The housing sector in Nigeria remains unsettled two years after the Senate raised the hope of investors and prospective home buyers with a promise to resolve issues around the Land Use Act and the National Housing Fund (NHF).
These are two critical issues intended to be homeownership enablers, but have failed due to inconsistencies in policy formulation and implementation in the housing sector.
Attempts to amend or review the Land Use Act remains a herculean task because that involves expunging it from the Constitution, which is another kettle of fish as it would call for parliamentary action.
Ahmed Lawan, the Senate president, disclosed at a housing event in Abuja that the Land Use Act and NHF were included in the legislative agenda of the ninth Senate for intervention.
“The importance of housing cannot be over-emphasised,” Lawan pointed out, adding, “Our needs are enormous while resources are lean. But the best thing about the future is that it comes one day at a time. Today presents us with the opportunity to consolidate on what we have built and to start new projects where necessary.”
Continuing, he said, “I am aware that there are critical areas that require legislative intervention like the Land Use Act, the National Housing Fund (NHF), housing regulations, and many more enabling policies. It is in the legislative agenda of the 9th Senate to see that all policies required to get us closer to our dreams are achieved.”
By these pronouncements, Lawan showed an understanding of the issues in the housing sector, but the Senate under his watch is yet to take steps towards solving them despite worsening housing situation in the country with wide demand-supply gap, unaffordable house prices and rents, and soaring building materials prices.
The implication of the Senate’s intended action on these two issues is that access to land for productive purposes remains a problem and house prices continue to rise because land is ‘scarce’.
The larger implication is that the homeownership level in the country remains low while the housing deficit continues to increase. Among its peers, Nigeria is at the bottom in terms of homeownership level.
As against Kenya’s 73 percent, South Africa’s 56 percent and Indonesia’s 84 percent, home ownership in Nigeria remains very low at 25 percent despite efforts by private developers to increase housing stock and close the demand-supply gap now estimated at 20 million units.

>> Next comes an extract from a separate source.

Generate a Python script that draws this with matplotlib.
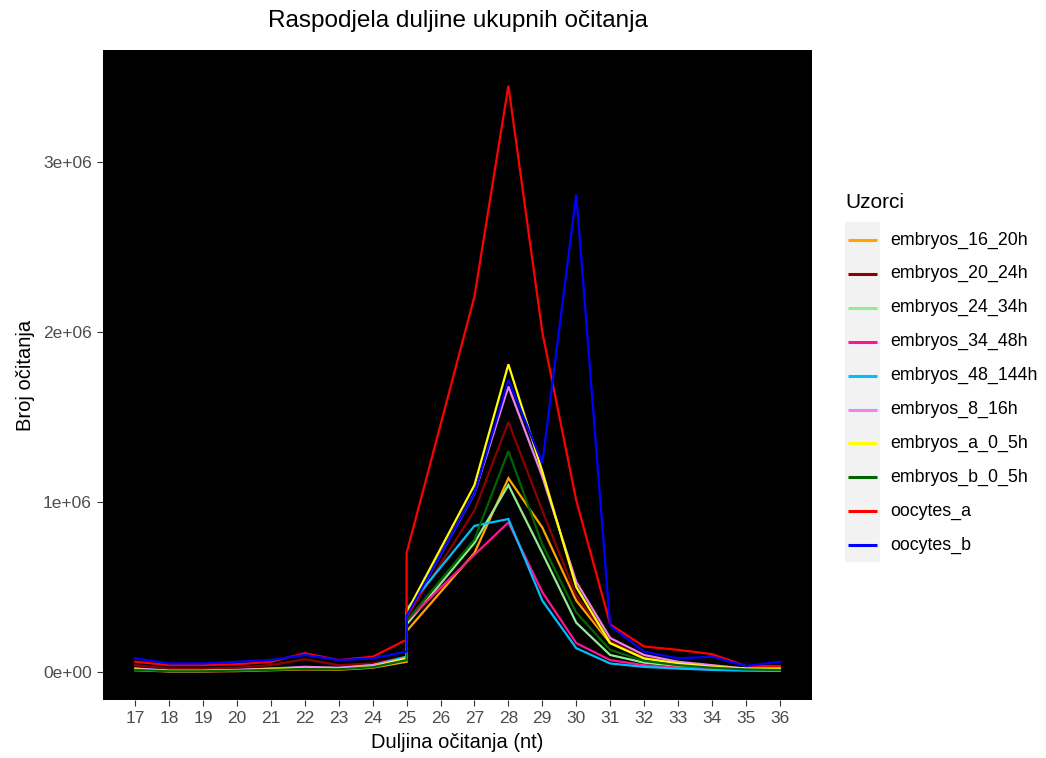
import matplotlib
matplotlib.use("Agg")
import matplotlib.pyplot as plt
from matplotlib.patches import Rectangle

plt.rcParams["font.family"] = ["Liberation Sans", "DejaVu Sans"]

# Read lengths; length 25 appears twice in the source data (vertical jump), 26 has no point
lengths = [17, 18, 19, 20, 21, 22, 23, 24, 25, 25, 27, 28, 29, 30, 31, 32, 33, 34, 35, 36]
x_ticks = list(range(17, 37))

samples = ["embryos_16_20h", "embryos_20_24h", "embryos_24_34h", "embryos_34_48h",
           "embryos_48_144h", "embryos_8_16h", "embryos_a_0_5h", "embryos_b_0_5h",
           "oocytes_a", "oocytes_b"]
colors = ["orange", "darkred", "lightgreen", "deeppink", "deepskyblue",
          "violet", "yellow", "darkgreen", "red", "blue"]

# counts in millions of reads
embryos_16_20h = [0.010, 0.003, 0.003, 0.005, 0.010, 0.015, 0.013, 0.025, 0.060, 0.240,
                  0.700, 1.140, 0.850, 0.420, 0.170, 0.080, 0.050, 0.030, 0.020, 0.015]
embryos_20_24h = [0.040, 0.020, 0.020, 0.025, 0.040, 0.075, 0.040, 0.050, 0.090, 0.320,
                  0.950, 1.470, 0.950, 0.450, 0.180, 0.085, 0.050, 0.030, 0.020, 0.020]
embryos_24_34h = [0.015, 0.005, 0.005, 0.008, 0.015, 0.020, 0.018, 0.030, 0.070, 0.280,
                  0.760, 1.100, 0.700, 0.290, 0.100, 0.055, 0.035, 0.020, 0.012, 0.010]
embryos_34_48h = [0.015, 0.004, 0.004, 0.008, 0.015, 0.020, 0.018, 0.030, 0.070, 0.300,
                  0.690, 0.880, 0.470, 0.170, 0.070, 0.040, 0.025, 0.015, 0.010, 0.008]
embryos_48_144h = [0.020, 0.006, 0.006, 0.010, 0.020, 0.025, 0.022, 0.040, 0.090, 0.370,
                   0.860, 0.900, 0.420, 0.140, 0.050, 0.030, 0.020, 0.012, 0.008, 0.006]
embryos_8_16h = [0.020, 0.008, 0.008, 0.012, 0.020, 0.030, 0.025, 0.040, 0.080, 0.330,
                 1.050, 1.680, 1.150, 0.530, 0.200, 0.100, 0.060, 0.040, 0.020, 0.020]
embryos_a_0_5h = [0.015, 0.005, 0.005, 0.010, 0.015, 0.020, 0.018, 0.030, 0.080, 0.350,
                  1.100, 1.810, 1.180, 0.500, 0.170, 0.080, 0.050, 0.030, 0.020, 0.020]
embryos_b_0_5h = [0.012, 0.004, 0.004, 0.008, 0.012, 0.018, 0.016, 0.028, 0.070, 0.300,
                  0.780, 1.300, 0.750, 0.350, 0.130, 0.065, 0.040, 0.025, 0.015, 0.012]
oocytes_a = [0.060, 0.040, 0.040, 0.045, 0.060, 0.110, 0.070, 0.090, 0.190, 0.700,
             2.210, 3.450, 2.000, 1.010, 0.280, 0.150, 0.130, 0.105, 0.035, 0.035]
oocytes_b = [0.080, 0.050, 0.050, 0.060, 0.070, 0.100, 0.070, 0.080, 0.120, 0.330,
             1.050, 1.720, 1.230, 2.810, 0.270, 0.120, 0.080, 0.090, 0.035, 0.060]

series = [embryos_16_20h, embryos_20_24h, embryos_24_34h, embryos_34_48h, embryos_48_144h,
          embryos_8_16h, embryos_a_0_5h, embryos_b_0_5h, oocytes_a, oocytes_b]

y_ticks = [0, 1e6, 2e6, 3e6]
y_labels = ["0e+00", "1e+06", "2e+06", "3e+06"]

W, H = 1046, 758
fig = plt.figure(figsize=(W / 100, H / 100), dpi=100)
fig.patch.set_facecolor("white")

# panel in pixel coordinates: x 103..812, y 50..700
ax = fig.add_axes([103 / W, 1 - 700 / H, (812 - 103) / W, (700 - 50) / H])
ax.set_facecolor("black")

for name, col, vals in zip(samples, colors, series):
    ax.plot(lengths, [v * 1e6 for v in vals], color=col, lw=1.6, label=name,
            solid_joinstyle="miter")

ax.set_xlim(16.05, 36.95)
ax.set_ylim(-0.165e6, 3.66e6)
ax.set_xticks(x_ticks)
ax.set_xticklabels([str(t) for t in x_ticks])
ax.set_yticks(y_ticks)
ax.set_yticklabels(y_labels)
for s in ax.spines.values():
    s.set_visible(False)
ax.tick_params(axis="both", length=4, width=0.8, color="#333333",
               labelcolor="#4d4d4d", labelsize=12.5, pad=4)

ax.set_xlabel("Duljina očitanja (nt)", fontsize=14.5, color="black", labelpad=5)
ax.set_ylabel("Broj očitanja", fontsize=14.5, color="black", labelpad=6)
fig.text(457.5 / W, 1 - 21 / H, "Raspodjela duljine ukupnih očitanja",
         ha="center", va="center", fontsize=17.5)

# ggplot-style legend drawn by hand
lax = fig.add_axes([0, 0, 1, 1])
lax.set_xlim(0, W)
lax.set_ylim(H, 0)
lax.axis("off")
lax.text(845, 202, "Uzorci", fontsize=15, ha="left", va="center")
lax.add_patch(Rectangle((845, 222), 35, 340, facecolor="#f2f2f2", edgecolor="none"))
for i, (name, col) in enumerate(zip(samples, colors)):
    yy = 240 + i * 33.9
    lax.plot([848, 877], [yy, yy], color=col, lw=2.2, solid_capstyle="butt")
    lax.text(890, yy, name, fontsize=12.8, ha="left", va="center", color="black")

fig.savefig("out.png", dpi=100)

Besides Land Use Act and NHF, there is also a combination of factors that impedes housing development and this includes lack of credit facilities from banks and government’s policies that either delay or frustrate developments through long, cumbersome and costly land titling.
Ubosi Eleh + Co, a frontline firm of estate surveyors and valuers, in its report on the real estate sector gives an analysis of data in the third quarter of 2019, which shows that the nation’s housing industry grew only once since 2016.
The report notes that the sector’s slow growth has to do with the little or lack of funds made available to the sector for delivering homes, citing data from the Central Bank of Nigeria (CBN) which notes that loans granted to the real estate sector recorded seven consecutive declines dating back to the third quarter of 2017.
Over all, the Land Use is pivotal to real estate transactions. Mortgage loans are given out on only properties that have valid and mortgageable land title. The Act, which was aimed to ease access to land for housing, industrial and other economic purposes vested ownership of land on state governors.
But the governors have bungled its implementation; land has now become a political tool in the hands of the governors. It is used for political patronage or victimization, depending on the side of the divide the prospective beneficiary stands, according to Yemi Madamidola, an estate manager.
The NHF is a federal government intervention in the housing sector but implementation has defeated its good intentions. Established in 1992 to aid the demand-side of housing, the fund was aimed to provide single digit interest rate to a subscriber seeking mortgage loan. The repayment tenor is 20-30 years.
Though Akeem Akinfenwa, a mortgage consultant, describes it as “the only true mortgage in Nigeria today”, the fund is avoided by home seekers because the primary mortgage banks (PMBs) through which the fund can be accessed have made it not only inaccessible, but also unaffordable because of too many demands from subscribers.